Ottawa Drivers along a new U.S. 59 freeway are enjoying additional lanes, paved shoulders, lengthy on-ramps, a 70 mph speed limit and the overall comfort and security that come with a $63.5 million investment in upgraded transportation.
Too bad drivers in Douglas County will need to wait more than two years for the benefits to reach closer to home.
“When I’m driving down to Baldwin City — we have some work down there — I’m wishing for that new road,” said Aron Cromwell, a Lawrence city commissioner. “It’d be nice to have that completed. We’re anxious to have as nice a road up in Douglas County as they have here in Franklin County.”
Completion of the new U.S. 59 — the $103.2 million, 11.1-mile stretch in Douglas County — remains set for late 2012, even as Cromwell and more than 100 officials, supporters and others gathered Wednesday morning in Ottawa to celebrate the official opening of the nearly 9-mile-long section in Franklin County.
Gov. Mark Parkinson hailed the finished section as a major safety improvement that will be expected to drive economic-development efforts in Ottawa, Franklin County and elsewhere in northeast Kansas.
Such progress, he said, will continue as the state embarks on its upcoming transportation plan, one expected to spend $1.7 billion on projects during the next decade.

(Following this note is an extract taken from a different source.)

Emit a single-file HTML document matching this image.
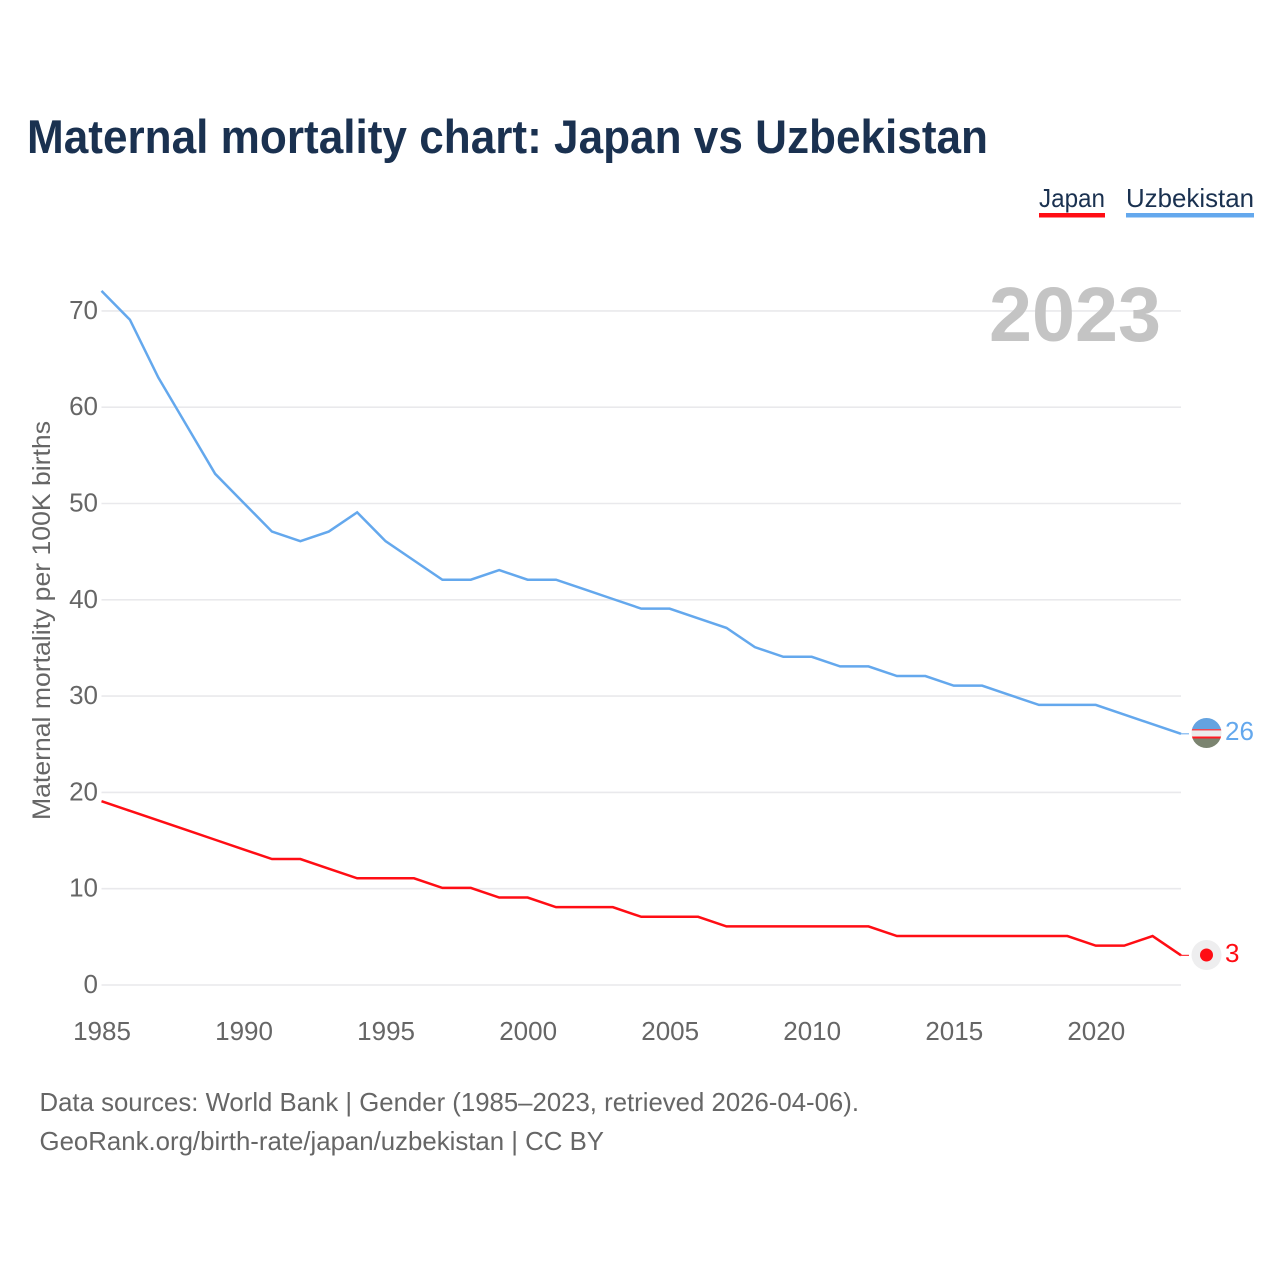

“It’s economic development when we build the road, but more important than that is all the businesses and city expansions that happen around good roads,” Parkinson said after the event inside an American Eagle Outfitters Distribution Center in Ottawa. “It’s really one of the reasons that I think Kansas is in an economic position that’s better than most other states.”
Deb Miller, the state’s secretary of transportation, said the state’s previous transportation program had enabled the combined U.S. 59 project — but that the state’s ongoing financial pressures had pushed some projects behind schedule.
The U.S. 59 section in Douglas County fit that description, in terms of construction staging, Miller said. But other difficulties, including concerns and adjustments made in regard to soil conditions, also added up to delays.
“But we’ve got construction going on,” Miller said. “I always tell people it’s like remodeling a kitchen: It’s unpleasant and ugly as can be in the middle of it, but — man — once it’s finished, you kind of forget those bad days.”